• _Extracted information_:
════════════════

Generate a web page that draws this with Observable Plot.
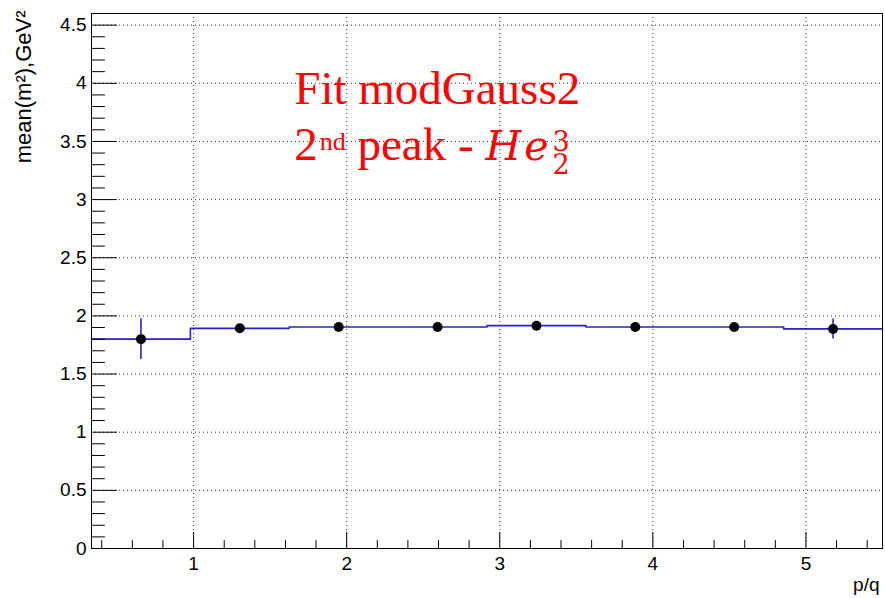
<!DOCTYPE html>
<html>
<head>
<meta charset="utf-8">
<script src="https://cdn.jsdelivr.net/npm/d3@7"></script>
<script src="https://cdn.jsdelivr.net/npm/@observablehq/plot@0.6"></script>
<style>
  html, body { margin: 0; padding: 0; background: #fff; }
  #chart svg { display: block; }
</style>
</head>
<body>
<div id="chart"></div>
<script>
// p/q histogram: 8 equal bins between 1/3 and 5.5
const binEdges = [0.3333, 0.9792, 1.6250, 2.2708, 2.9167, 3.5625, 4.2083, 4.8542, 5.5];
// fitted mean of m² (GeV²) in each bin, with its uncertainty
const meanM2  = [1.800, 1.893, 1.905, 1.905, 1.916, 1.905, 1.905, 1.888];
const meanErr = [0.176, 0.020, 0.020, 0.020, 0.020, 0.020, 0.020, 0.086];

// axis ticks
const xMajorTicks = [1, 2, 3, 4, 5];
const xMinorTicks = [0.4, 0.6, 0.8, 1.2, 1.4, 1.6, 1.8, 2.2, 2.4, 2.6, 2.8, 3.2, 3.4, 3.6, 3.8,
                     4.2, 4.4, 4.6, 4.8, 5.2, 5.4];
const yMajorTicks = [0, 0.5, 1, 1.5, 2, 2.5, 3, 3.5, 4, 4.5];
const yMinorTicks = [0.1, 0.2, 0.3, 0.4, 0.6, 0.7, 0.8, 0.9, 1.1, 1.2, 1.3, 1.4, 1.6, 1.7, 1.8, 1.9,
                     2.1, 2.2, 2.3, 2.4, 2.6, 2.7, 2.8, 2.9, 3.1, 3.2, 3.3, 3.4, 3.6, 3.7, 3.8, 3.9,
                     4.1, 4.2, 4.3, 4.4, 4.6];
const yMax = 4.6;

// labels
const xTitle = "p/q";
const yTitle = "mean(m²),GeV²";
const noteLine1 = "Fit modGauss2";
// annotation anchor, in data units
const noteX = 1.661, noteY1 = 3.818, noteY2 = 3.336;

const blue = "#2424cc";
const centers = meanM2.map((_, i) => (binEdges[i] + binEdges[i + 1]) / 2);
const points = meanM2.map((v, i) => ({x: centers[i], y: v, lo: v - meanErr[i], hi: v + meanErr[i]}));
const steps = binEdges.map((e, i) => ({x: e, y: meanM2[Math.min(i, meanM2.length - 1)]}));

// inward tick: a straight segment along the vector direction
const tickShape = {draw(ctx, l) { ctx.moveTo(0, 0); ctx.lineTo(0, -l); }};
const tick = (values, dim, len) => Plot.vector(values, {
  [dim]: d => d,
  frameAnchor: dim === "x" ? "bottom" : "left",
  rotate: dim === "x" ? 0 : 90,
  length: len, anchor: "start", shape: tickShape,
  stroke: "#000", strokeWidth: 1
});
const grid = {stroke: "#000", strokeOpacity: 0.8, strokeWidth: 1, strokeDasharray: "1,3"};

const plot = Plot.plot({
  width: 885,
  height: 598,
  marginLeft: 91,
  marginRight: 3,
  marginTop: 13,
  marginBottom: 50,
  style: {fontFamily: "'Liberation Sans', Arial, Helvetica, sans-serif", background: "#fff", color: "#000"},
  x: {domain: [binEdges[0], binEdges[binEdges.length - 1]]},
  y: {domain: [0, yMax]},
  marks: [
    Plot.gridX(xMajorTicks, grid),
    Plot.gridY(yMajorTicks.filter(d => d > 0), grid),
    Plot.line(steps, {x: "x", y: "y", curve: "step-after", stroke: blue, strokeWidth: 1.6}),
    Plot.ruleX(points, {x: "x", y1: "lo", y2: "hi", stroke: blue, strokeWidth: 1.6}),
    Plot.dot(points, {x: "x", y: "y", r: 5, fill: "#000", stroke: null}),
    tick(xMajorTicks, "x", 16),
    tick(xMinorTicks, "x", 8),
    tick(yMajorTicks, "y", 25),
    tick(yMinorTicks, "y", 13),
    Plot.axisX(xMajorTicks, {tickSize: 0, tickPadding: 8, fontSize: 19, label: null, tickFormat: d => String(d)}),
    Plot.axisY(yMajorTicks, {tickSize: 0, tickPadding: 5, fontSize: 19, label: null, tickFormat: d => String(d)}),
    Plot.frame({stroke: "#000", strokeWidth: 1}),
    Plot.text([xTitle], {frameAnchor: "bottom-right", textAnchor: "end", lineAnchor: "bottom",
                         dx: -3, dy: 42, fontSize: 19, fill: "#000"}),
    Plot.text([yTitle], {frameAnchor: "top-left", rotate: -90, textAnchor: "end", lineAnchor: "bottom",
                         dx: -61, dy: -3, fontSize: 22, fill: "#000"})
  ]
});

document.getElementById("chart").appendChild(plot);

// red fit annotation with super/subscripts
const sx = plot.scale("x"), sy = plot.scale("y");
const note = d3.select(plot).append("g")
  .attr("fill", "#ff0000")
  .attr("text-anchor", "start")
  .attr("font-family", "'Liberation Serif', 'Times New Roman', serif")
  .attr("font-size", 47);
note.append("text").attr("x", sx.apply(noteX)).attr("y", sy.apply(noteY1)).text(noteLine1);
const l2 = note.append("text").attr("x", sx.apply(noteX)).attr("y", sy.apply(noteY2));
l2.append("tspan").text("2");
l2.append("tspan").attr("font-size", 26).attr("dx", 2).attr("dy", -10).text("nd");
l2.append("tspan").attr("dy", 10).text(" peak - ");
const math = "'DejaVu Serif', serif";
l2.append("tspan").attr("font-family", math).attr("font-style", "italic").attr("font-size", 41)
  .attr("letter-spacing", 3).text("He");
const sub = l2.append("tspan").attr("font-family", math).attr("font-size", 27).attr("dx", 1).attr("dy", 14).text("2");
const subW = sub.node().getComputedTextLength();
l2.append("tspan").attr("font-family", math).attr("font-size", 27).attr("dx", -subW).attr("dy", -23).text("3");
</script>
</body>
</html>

════════════════

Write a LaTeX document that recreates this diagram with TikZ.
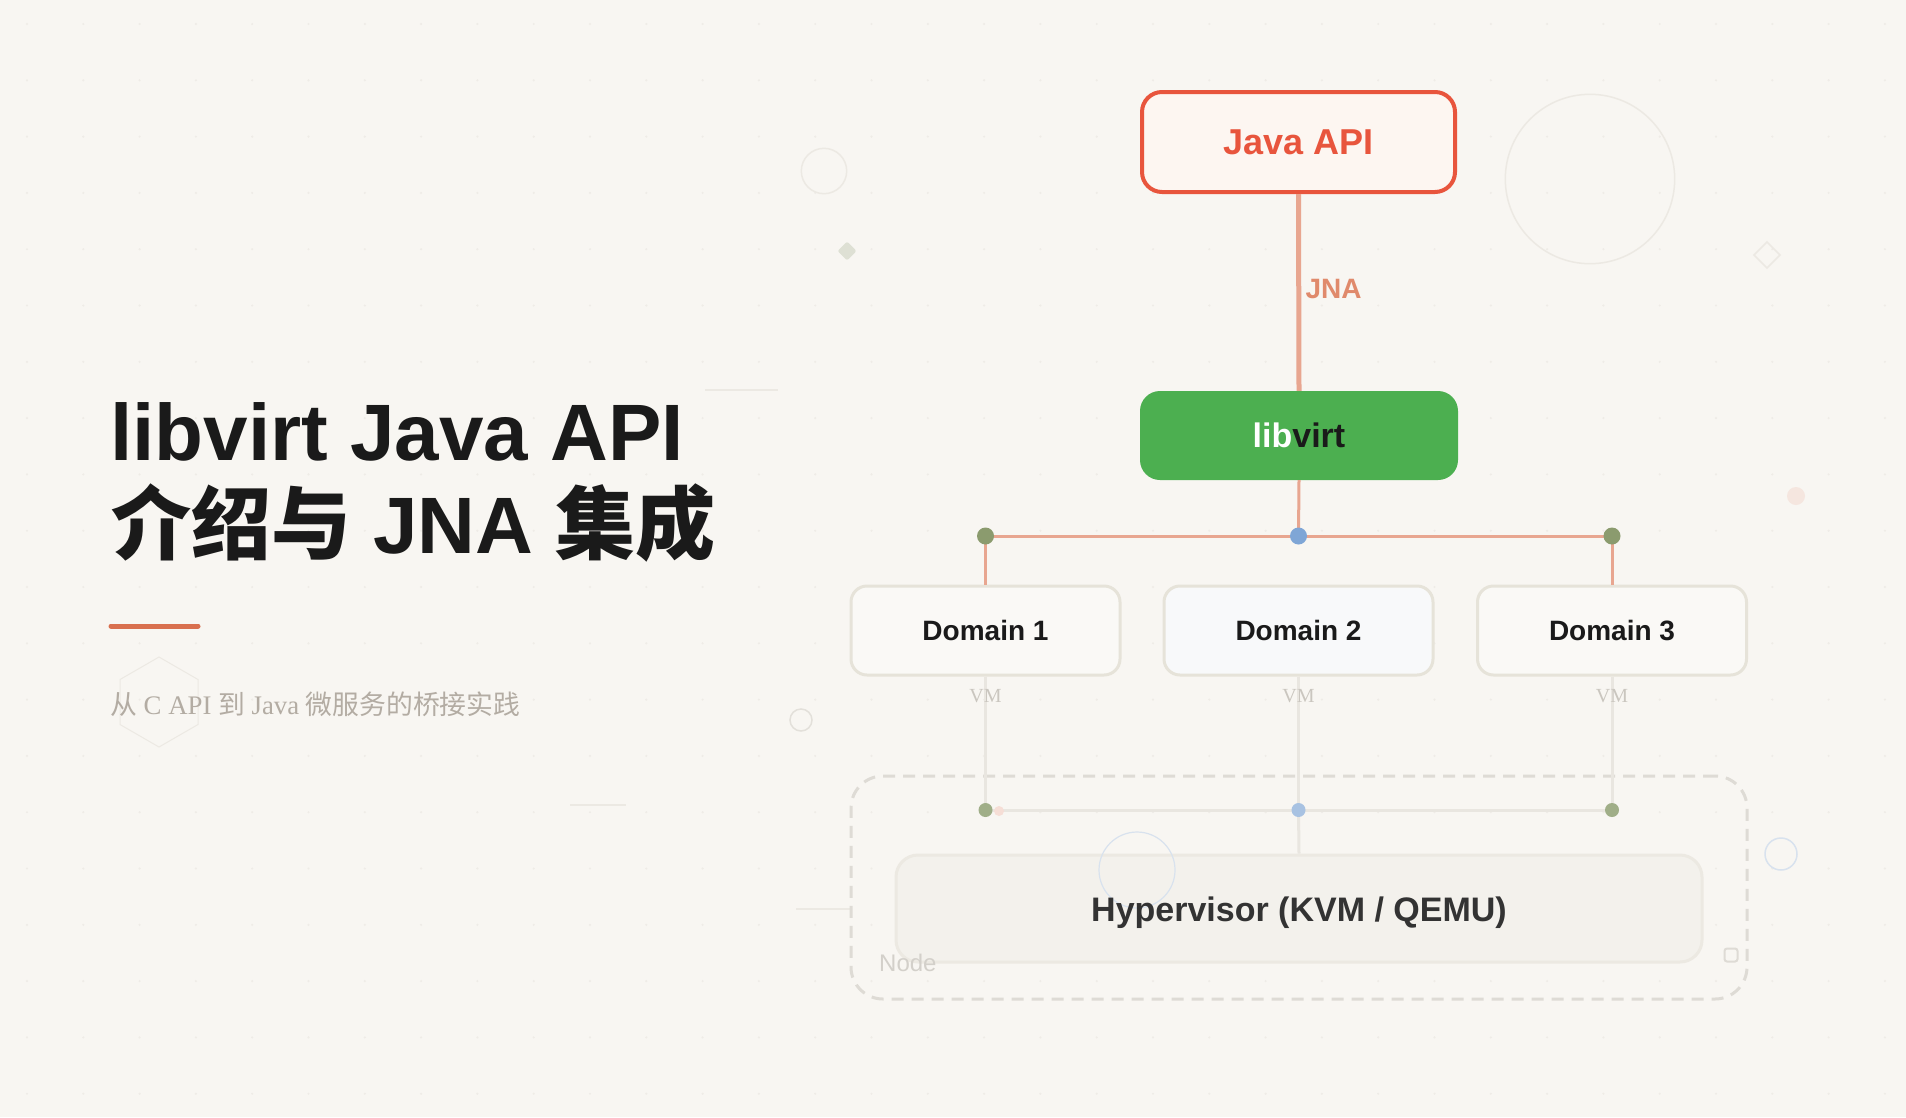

════════════════

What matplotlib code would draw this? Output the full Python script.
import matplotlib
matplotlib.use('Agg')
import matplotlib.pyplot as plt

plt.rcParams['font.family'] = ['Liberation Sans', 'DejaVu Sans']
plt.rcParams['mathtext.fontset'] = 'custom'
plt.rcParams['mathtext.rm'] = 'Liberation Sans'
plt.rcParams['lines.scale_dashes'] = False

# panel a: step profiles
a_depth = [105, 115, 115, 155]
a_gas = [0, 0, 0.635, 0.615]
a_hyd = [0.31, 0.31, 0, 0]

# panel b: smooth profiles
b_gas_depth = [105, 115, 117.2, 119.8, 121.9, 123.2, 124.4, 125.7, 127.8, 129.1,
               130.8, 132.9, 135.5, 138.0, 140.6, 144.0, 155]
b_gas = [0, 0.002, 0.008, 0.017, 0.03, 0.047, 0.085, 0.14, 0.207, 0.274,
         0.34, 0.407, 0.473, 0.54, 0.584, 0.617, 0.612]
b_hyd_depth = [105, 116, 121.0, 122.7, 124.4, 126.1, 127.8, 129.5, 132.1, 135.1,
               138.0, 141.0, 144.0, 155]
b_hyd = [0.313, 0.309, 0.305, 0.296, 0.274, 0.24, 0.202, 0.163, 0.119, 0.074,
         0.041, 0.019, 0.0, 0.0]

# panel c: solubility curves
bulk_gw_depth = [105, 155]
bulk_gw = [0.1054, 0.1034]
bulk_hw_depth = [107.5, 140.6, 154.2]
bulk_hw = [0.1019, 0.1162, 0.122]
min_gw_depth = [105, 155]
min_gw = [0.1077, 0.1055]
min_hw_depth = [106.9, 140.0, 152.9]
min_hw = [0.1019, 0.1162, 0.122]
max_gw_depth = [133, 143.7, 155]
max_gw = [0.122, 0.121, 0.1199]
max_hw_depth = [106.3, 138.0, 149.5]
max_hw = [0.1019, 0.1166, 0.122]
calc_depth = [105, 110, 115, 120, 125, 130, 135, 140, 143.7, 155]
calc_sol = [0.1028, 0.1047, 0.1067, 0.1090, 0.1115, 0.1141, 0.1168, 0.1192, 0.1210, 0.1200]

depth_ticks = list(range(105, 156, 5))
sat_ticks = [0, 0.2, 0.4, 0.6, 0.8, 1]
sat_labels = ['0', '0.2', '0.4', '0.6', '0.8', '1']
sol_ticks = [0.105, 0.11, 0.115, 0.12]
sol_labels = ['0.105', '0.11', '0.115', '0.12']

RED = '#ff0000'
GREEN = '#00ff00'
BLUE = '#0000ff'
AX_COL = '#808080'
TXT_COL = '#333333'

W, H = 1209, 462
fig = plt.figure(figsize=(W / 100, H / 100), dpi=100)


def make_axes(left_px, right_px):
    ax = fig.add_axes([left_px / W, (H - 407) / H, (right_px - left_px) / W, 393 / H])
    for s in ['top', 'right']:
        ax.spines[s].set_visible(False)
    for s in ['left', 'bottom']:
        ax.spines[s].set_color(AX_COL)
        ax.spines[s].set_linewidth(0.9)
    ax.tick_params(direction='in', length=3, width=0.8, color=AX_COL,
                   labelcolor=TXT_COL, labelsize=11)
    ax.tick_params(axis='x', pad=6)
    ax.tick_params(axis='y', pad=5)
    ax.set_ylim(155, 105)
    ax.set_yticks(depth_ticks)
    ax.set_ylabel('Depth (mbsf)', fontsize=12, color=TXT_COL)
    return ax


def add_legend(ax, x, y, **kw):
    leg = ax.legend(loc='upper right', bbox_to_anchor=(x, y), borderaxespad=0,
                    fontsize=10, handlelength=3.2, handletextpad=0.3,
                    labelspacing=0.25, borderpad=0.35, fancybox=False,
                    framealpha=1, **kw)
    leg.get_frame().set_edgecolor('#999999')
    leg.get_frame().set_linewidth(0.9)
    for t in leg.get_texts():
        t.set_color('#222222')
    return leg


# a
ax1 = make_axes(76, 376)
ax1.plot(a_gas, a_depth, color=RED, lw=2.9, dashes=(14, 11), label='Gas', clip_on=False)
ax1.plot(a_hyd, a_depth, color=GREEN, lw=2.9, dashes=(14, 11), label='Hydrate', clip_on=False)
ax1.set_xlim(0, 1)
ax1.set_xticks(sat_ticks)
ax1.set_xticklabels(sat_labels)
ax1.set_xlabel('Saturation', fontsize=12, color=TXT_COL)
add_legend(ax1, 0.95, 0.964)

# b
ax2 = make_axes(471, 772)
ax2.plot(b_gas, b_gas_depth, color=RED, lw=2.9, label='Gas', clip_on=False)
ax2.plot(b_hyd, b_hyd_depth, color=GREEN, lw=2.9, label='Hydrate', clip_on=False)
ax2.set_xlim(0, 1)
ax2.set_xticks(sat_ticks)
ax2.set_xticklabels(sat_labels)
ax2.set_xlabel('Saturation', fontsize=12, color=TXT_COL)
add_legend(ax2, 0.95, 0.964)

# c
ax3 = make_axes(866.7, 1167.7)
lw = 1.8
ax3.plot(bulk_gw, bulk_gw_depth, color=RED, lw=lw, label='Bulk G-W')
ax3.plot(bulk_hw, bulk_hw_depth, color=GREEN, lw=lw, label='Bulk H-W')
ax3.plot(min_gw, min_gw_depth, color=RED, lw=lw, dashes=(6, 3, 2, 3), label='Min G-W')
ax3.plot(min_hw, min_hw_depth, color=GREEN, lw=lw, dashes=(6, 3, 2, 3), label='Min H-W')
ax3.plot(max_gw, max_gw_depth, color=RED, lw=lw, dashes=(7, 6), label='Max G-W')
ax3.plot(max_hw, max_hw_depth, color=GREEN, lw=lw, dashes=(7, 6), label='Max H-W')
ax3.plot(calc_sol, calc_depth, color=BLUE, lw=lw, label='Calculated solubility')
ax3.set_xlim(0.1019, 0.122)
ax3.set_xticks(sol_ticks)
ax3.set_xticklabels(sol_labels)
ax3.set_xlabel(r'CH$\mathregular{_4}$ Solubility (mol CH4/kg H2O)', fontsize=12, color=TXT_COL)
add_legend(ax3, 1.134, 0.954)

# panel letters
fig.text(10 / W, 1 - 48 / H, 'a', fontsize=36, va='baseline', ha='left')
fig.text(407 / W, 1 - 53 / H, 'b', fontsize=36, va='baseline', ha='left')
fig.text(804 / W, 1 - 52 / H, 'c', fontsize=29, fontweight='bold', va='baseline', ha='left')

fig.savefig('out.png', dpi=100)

════════════════

• _Work instructions_: In the entries above, find the line that contains "Generate a web" and the line that contains "const steps = binEdges.map((e, i)". Reproduce exactly those two lines and every line between them, but not the pictures.

• _Written response_:
Generate a web page that draws this with Observable Plot.
<!DOCTYPE html>
<html>
<head>
<meta charset="utf-8">
<script src="https://cdn.jsdelivr.net/npm/d3@7"></script>
<script src="https://cdn.jsdelivr.net/npm/@observablehq/plot@0.6"></script>
<style>
  html, body { margin: 0; padding: 0; background: #fff; }
  #chart svg { display: block; }
</style>
</head>
<body>
<div id="chart"></div>
<script>
// p/q histogram: 8 equal bins between 1/3 and 5.5
const binEdges = [0.3333, 0.9792, 1.6250, 2.2708, 2.9167, 3.5625, 4.2083, 4.8542, 5.5];
// fitted mean of m² (GeV²) in each bin, with its uncertainty
const meanM2  = [1.800, 1.893, 1.905, 1.905, 1.916, 1.905, 1.905, 1.888];
const meanErr = [0.176, 0.020, 0.020, 0.020, 0.020, 0.020, 0.020, 0.086];

// axis ticks
const xMajorTicks = [1, 2, 3, 4, 5];
const xMinorTicks = [0.4, 0.6, 0.8, 1.2, 1.4, 1.6, 1.8, 2.2, 2.4, 2.6, 2.8, 3.2, 3.4, 3.6, 3.8,
                     4.2, 4.4, 4.6, 4.8, 5.2, 5.4];
const yMajorTicks = [0, 0.5, 1, 1.5, 2, 2.5, 3, 3.5, 4, 4.5];
const yMinorTicks = [0.1, 0.2, 0.3, 0.4, 0.6, 0.7, 0.8, 0.9, 1.1, 1.2, 1.3, 1.4, 1.6, 1.7, 1.8, 1.9,
                     2.1, 2.2, 2.3, 2.4, 2.6, 2.7, 2.8, 2.9, 3.1, 3.2, 3.3, 3.4, 3.6, 3.7, 3.8, 3.9,
                     4.1, 4.2, 4.3, 4.4, 4.6];
const yMax = 4.6;

// labels
const xTitle = "p/q";
const yTitle = "mean(m²),GeV²";
const noteLine1 = "Fit modGauss2";
// annotation anchor, in data units
const noteX = 1.661, noteY1 = 3.818, noteY2 = 3.336;

const blue = "#2424cc";
const centers = meanM2.map((_, i) => (binEdges[i] + binEdges[i + 1]) / 2);
const points = meanM2.map((v, i) => ({x: centers[i], y: v, lo: v - meanErr[i], hi: v + meanErr[i]}));
const steps = binEdges.map((e, i) => ({x: e, y: meanM2[Math.min(i, meanM2.length - 1)]}));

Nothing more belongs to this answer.